→ SUPPLIED INFORMATION:
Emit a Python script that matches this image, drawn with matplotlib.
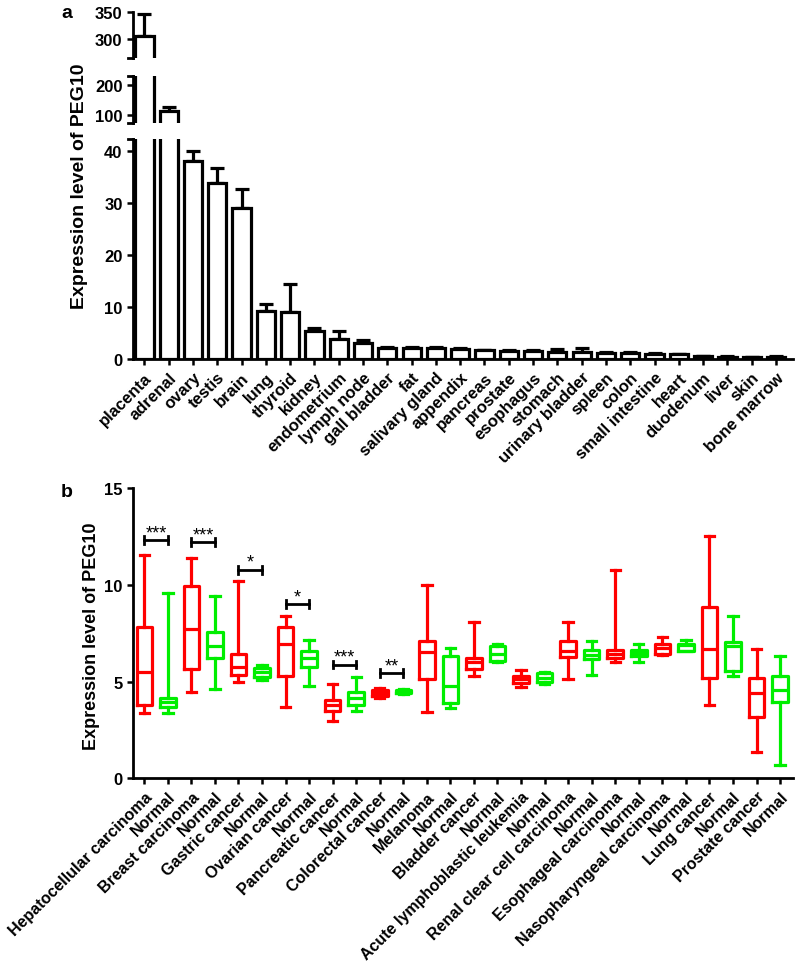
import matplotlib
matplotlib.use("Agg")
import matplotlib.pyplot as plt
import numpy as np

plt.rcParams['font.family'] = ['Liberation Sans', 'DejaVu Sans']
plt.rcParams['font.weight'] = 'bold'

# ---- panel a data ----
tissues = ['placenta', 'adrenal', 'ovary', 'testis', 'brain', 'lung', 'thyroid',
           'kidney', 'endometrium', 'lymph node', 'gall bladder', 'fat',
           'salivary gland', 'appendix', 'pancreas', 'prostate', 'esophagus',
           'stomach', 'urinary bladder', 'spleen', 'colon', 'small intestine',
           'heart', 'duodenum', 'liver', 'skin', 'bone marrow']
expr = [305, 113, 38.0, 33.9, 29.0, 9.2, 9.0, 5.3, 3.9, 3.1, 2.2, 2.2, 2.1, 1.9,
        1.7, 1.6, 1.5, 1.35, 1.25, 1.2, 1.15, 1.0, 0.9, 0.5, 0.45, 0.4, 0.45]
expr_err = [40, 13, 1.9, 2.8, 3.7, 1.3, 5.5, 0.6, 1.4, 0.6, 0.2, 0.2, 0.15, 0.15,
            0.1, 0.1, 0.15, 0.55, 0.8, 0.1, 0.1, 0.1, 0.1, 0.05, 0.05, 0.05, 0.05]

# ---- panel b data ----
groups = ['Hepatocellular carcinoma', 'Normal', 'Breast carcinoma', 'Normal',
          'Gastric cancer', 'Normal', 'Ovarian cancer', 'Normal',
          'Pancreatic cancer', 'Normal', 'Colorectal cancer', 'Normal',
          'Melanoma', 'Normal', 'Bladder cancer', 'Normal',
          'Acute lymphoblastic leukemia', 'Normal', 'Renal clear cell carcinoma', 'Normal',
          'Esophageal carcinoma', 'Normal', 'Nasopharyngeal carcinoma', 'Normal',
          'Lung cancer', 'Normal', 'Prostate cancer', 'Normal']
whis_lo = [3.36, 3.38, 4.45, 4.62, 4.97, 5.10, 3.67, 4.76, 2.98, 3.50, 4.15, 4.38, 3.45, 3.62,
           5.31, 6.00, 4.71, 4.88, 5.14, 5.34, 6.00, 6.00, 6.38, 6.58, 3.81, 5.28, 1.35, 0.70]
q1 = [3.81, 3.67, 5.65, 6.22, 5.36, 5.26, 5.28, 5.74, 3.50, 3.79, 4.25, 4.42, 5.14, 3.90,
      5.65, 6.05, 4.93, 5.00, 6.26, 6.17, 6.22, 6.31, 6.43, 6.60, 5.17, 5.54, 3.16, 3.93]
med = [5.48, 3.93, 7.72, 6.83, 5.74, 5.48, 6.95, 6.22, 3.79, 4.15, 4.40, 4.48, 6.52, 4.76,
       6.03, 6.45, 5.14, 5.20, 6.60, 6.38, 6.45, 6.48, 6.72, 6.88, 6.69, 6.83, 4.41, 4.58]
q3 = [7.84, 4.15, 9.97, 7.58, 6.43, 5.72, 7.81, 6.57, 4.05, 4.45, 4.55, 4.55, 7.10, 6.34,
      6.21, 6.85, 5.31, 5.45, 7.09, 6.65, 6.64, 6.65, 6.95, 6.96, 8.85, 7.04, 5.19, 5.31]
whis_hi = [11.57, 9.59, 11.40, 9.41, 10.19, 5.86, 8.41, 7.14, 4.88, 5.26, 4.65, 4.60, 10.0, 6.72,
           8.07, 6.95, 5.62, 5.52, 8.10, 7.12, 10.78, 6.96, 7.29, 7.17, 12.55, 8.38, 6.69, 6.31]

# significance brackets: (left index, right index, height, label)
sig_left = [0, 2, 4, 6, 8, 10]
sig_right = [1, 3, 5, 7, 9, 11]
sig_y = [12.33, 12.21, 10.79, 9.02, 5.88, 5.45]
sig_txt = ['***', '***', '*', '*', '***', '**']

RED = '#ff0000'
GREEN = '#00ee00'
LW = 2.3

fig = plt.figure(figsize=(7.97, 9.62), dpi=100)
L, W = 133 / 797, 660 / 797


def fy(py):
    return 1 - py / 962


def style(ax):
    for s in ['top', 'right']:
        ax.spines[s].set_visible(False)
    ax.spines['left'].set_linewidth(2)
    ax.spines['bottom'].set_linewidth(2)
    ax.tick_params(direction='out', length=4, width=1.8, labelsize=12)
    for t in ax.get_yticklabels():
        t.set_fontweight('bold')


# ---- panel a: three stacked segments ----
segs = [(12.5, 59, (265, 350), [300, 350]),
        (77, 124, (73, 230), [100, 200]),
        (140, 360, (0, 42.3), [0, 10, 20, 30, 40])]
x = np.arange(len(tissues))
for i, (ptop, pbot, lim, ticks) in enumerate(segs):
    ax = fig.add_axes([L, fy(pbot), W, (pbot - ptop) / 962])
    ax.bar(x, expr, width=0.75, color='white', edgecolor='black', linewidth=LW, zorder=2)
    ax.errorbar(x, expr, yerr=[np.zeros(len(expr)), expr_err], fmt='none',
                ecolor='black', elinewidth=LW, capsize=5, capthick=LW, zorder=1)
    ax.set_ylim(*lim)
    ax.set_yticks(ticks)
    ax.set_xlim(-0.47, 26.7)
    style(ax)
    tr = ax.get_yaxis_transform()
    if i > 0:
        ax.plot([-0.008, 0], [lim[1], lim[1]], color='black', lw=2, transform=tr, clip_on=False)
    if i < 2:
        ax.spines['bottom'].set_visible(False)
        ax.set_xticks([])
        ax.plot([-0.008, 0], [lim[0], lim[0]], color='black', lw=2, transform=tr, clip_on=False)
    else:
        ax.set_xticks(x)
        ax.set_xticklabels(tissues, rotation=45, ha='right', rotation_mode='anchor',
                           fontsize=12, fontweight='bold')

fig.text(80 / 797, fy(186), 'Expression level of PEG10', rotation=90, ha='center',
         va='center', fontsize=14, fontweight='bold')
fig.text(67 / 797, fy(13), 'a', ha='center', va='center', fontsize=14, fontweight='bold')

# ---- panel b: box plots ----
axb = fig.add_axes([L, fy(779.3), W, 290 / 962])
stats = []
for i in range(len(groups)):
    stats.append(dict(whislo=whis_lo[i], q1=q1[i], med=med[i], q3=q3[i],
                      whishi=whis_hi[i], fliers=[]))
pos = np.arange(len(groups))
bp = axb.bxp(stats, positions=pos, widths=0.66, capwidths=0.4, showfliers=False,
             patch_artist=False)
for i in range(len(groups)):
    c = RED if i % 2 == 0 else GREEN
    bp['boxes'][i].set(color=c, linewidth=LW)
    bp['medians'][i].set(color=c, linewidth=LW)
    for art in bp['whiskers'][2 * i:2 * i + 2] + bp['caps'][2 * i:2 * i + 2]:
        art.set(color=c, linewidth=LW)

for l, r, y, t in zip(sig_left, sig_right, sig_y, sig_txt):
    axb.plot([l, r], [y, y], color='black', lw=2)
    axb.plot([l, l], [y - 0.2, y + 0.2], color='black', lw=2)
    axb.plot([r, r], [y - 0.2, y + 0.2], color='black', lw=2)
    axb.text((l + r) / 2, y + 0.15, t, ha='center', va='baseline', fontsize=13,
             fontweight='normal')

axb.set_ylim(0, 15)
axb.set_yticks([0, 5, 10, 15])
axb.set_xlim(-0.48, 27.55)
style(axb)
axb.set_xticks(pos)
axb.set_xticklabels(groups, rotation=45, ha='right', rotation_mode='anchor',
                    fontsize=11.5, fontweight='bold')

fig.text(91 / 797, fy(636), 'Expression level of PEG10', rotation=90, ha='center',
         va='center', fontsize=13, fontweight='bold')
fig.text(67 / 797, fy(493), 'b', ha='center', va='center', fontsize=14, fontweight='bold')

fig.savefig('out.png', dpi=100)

→ GIVEN EXERCISE: Print out the material word for word, omitting the pictures.

→ WRITTEN REPLY:
Emit a Python script that matches this image, drawn with matplotlib.
import matplotlib
matplotlib.use("Agg")
import matplotlib.pyplot as plt
import numpy as np

plt.rcParams['font.family'] = ['Liberation Sans', 'DejaVu Sans']
plt.rcParams['font.weight'] = 'bold'

# ---- panel a data ----
tissues = ['placenta', 'adrenal', 'ovary', 'testis', 'brain', 'lung', 'thyroid',
           'kidney', 'endometrium', 'lymph node', 'gall bladder', 'fat',
           'salivary gland', 'appendix', 'pancreas', 'prostate', 'esophagus',
           'stomach', 'urinary bladder', 'spleen', 'colon', 'small intestine',
           'heart', 'duodenum', 'liver', 'skin', 'bone marrow']
expr = [305, 113, 38.0, 33.9, 29.0, 9.2, 9.0, 5.3, 3.9, 3.1, 2.2, 2.2, 2.1, 1.9,
        1.7, 1.6, 1.5, 1.35, 1.25, 1.2, 1.15, 1.0, 0.9, 0.5, 0.45, 0.4, 0.45]
expr_err = [40, 13, 1.9, 2.8, 3.7, 1.3, 5.5, 0.6, 1.4, 0.6, 0.2, 0.2, 0.15, 0.15,
            0.1, 0.1, 0.15, 0.55, 0.8, 0.1, 0.1, 0.1, 0.1, 0.05, 0.05, 0.05, 0.05]

# ---- panel b data ----
groups = ['Hepatocellular carcinoma', 'Normal', 'Breast carcinoma', 'Normal',
          'Gastric cancer', 'Normal', 'Ovarian cancer', 'Normal',
          'Pancreatic cancer', 'Normal', 'Colorectal cancer', 'Normal',
          'Melanoma', 'Normal', 'Bladder cancer', 'Normal',
          'Acute lymphoblastic leukemia', 'Normal', 'Renal clear cell carcinoma', 'Normal',
          'Esophageal carcinoma', 'Normal', 'Nasopharyngeal carcinoma', 'Normal',
          'Lung cancer', 'Normal', 'Prostate cancer', 'Normal']
whis_lo = [3.36, 3.38, 4.45, 4.62, 4.97, 5.10, 3.67, 4.76, 2.98, 3.50, 4.15, 4.38, 3.45, 3.62,
           5.31, 6.00, 4.71, 4.88, 5.14, 5.34, 6.00, 6.00, 6.38, 6.58, 3.81, 5.28, 1.35, 0.70]
q1 = [3.81, 3.67, 5.65, 6.22, 5.36, 5.26, 5.28, 5.74, 3.50, 3.79, 4.25, 4.42, 5.14, 3.90,
      5.65, 6.05, 4.93, 5.00, 6.26, 6.17, 6.22, 6.31, 6.43, 6.60, 5.17, 5.54, 3.16, 3.93]
med = [5.48, 3.93, 7.72, 6.83, 5.74, 5.48, 6.95, 6.22, 3.79, 4.15, 4.40, 4.48, 6.52, 4.76,
       6.03, 6.45, 5.14, 5.20, 6.60, 6.38, 6.45, 6.48, 6.72, 6.88, 6.69, 6.83, 4.41, 4.58]
q3 = [7.84, 4.15, 9.97, 7.58, 6.43, 5.72, 7.81, 6.57, 4.05, 4.45, 4.55, 4.55, 7.10, 6.34,
      6.21, 6.85, 5.31, 5.45, 7.09, 6.65, 6.64, 6.65, 6.95, 6.96, 8.85, 7.04, 5.19, 5.31]
whis_hi = [11.57, 9.59, 11.40, 9.41, 10.19, 5.86, 8.41, 7.14, 4.88, 5.26, 4.65, 4.60, 10.0, 6.72,
           8.07, 6.95, 5.62, 5.52, 8.10, 7.12, 10.78, 6.96, 7.29, 7.17, 12.55, 8.38, 6.69, 6.31]

# significance brackets: (left index, right index, height, label)
sig_left = [0, 2, 4, 6, 8, 10]
sig_right = [1, 3, 5, 7, 9, 11]
sig_y = [12.33, 12.21, 10.79, 9.02, 5.88, 5.45]
sig_txt = ['***', '***', '*', '*', '***', '**']

RED = '#ff0000'
GREEN = '#00ee00'
LW = 2.3

fig = plt.figure(figsize=(7.97, 9.62), dpi=100)
L, W = 133 / 797, 660 / 797


def fy(py):
    return 1 - py / 962


def style(ax):
    for s in ['top', 'right']:
        ax.spines[s].set_visible(False)
    ax.spines['left'].set_linewidth(2)
    ax.spines['bottom'].set_linewidth(2)
    ax.tick_params(direction='out', length=4, width=1.8, labelsize=12)
    for t in ax.get_yticklabels():
        t.set_fontweight('bold')


# ---- panel a: three stacked segments ----
segs = [(12.5, 59, (265, 350), [300, 350]),
        (77, 124, (73, 230), [100, 200]),
        (140, 360, (0, 42.3), [0, 10, 20, 30, 40])]
x = np.arange(len(tissues))
for i, (ptop, pbot, lim, ticks) in enumerate(segs):
    ax = fig.add_axes([L, fy(pbot), W, (pbot - ptop) / 962])
    ax.bar(x, expr, width=0.75, color='white', edgecolor='black', linewidth=LW, zorder=2)
    ax.errorbar(x, expr, yerr=[np.zeros(len(expr)), expr_err], fmt='none',
                ecolor='black', elinewidth=LW, capsize=5, capthick=LW, zorder=1)
    ax.set_ylim(*lim)
    ax.set_yticks(ticks)
    ax.set_xlim(-0.47, 26.7)
    style(ax)
    tr = ax.get_yaxis_transform()
    if i > 0:
        ax.plot([-0.008, 0], [lim[1], lim[1]], color='black', lw=2, transform=tr, clip_on=False)
    if i < 2:
        ax.spines['bottom'].set_visible(False)
        ax.set_xticks([])
        ax.plot([-0.008, 0], [lim[0], lim[0]], color='black', lw=2, transform=tr, clip_on=False)
    else:
        ax.set_xticks(x)
        ax.set_xticklabels(tissues, rotation=45, ha='right', rotation_mode='anchor',
                           fontsize=12, fontweight='bold')

fig.text(80 / 797, fy(186), 'Expression level of PEG10', rotation=90, ha='center',
         va='center', fontsize=14, fontweight='bold')
fig.text(67 / 797, fy(13), 'a', ha='center', va='center', fontsize=14, fontweight='bold')

# ---- panel b: box plots ----
axb = fig.add_axes([L, fy(779.3), W, 290 / 962])
stats = []
for i in range(len(groups)):
    stats.append(dict(whislo=whis_lo[i], q1=q1[i], med=med[i], q3=q3[i],
                      whishi=whis_hi[i], fliers=[]))
pos = np.arange(len(groups))
bp = axb.bxp(stats, positions=pos, widths=0.66, capwidths=0.4, showfliers=False,
             patch_artist=False)
for i in range(len(groups)):
    c = RED if i % 2 == 0 else GREEN
    bp['boxes'][i].set(color=c, linewidth=LW)
    bp['medians'][i].set(color=c, linewidth=LW)
    for art in bp['whiskers'][2 * i:2 * i + 2] + bp['caps'][2 * i:2 * i + 2]:
        art.set(color=c, linewidth=LW)

for l, r, y, t in zip(sig_left, sig_right, sig_y, sig_txt):
    axb.plot([l, r], [y, y], color='black', lw=2)
    axb.plot([l, l], [y - 0.2, y + 0.2], color='black', lw=2)
    axb.plot([r, r], [y - 0.2, y + 0.2], color='black', lw=2)
    axb.text((l + r) / 2, y + 0.15, t, ha='center', va='baseline', fontsize=13,
             fontweight='normal')

axb.set_ylim(0, 15)
axb.set_yticks([0, 5, 10, 15])
axb.set_xlim(-0.48, 27.55)
style(axb)
axb.set_xticks(pos)
axb.set_xticklabels(groups, rotation=45, ha='right', rotation_mode='anchor',
                    fontsize=11.5, fontweight='bold')

fig.text(91 / 797, fy(636), 'Expression level of PEG10', rotation=90, ha='center',
         va='center', fontsize=13, fontweight='bold')
fig.text(67 / 797, fy(493), 'b', ha='center', va='center', fontsize=14, fontweight='bold')

fig.savefig('out.png', dpi=100)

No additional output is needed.